Home /Personnel /Assistant Professors /Jesús Arias Fisteus | |
Hashing and canonicalizing Notation 3 graphs
Jesús Arias Fisteus, Norberto Fernández García, Luis Sánchez Fernández, Carlos Delgado Kloos
Journal of Computer and System Sciences 76 (2010), pp. 663-685. doi:10.1016/j.jcss.2010.01.003
Abstract: This paper presents a hash and a canonicalization algorithm for Notation 3 (N3) and Resource Description Framework (RDF) graphs. The hash algorithm produces, given a graph, a hash value such that the same value would be obtained from any other equivalent graph. Contrary to previous related work, it is well--suited for graphs with blank nodes, variables and subgraphs. The canonicalization algorithm outputs a canonical serialization of a given graph (i.e. a canonical representative of the set of all the graphs that are equivalent to it). Potential applications of these algorithms include, among others, checking graphs for identity, computing differences between graphs and graph synchronization. The former could be specially useful for crawlers that gather RDF/N3 data from the Web, to avoid processing several times graphs that are equivalent. Both algorithms have been evaluated on a big dataset, with more than 29 million triples and several millions of subgraphs and variables.
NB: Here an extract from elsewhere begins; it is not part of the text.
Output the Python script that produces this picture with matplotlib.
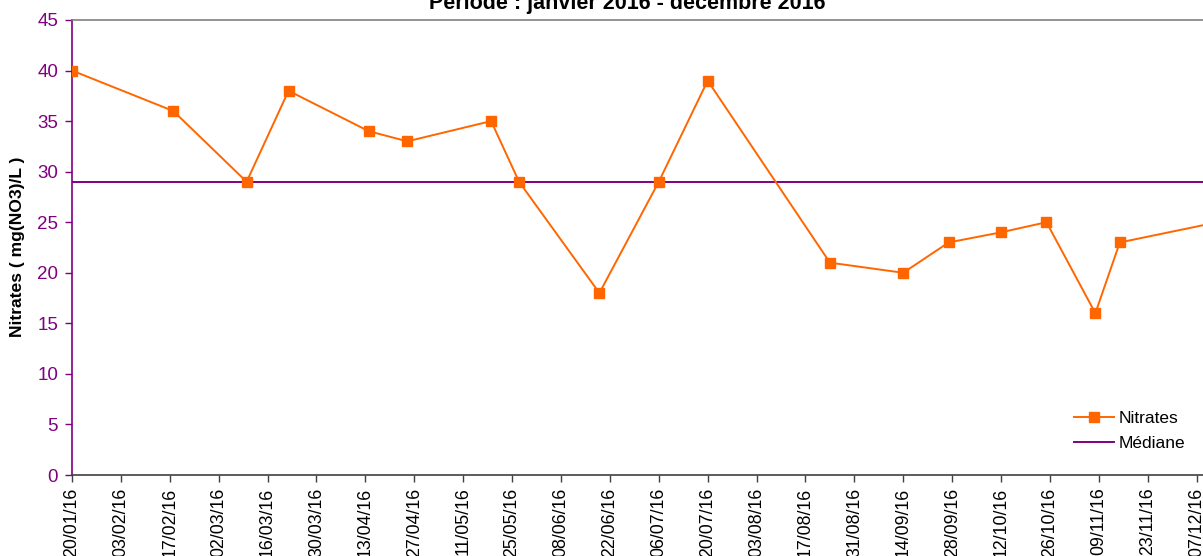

Preprint: fisteus-hash-n3.pdf
NOTICE: this is the author's version of a work that was accepted for publication in Journal of Computer and System Sciences. Changes resulting from the publishing process, such as peer review, editing, corrections, structural formatting, and other quality control mechanisms may not be reflected in this document. Changes may have been made to this work since it was submitted for publication. A definitive version was subsequently published in Journal of Computer and System Sciences (Volume 76, Issue 7, November 2010, Pages 663-685) with DOI: 10.1016/j.jcss.2010.01.003. When citing this work, please use the reference above.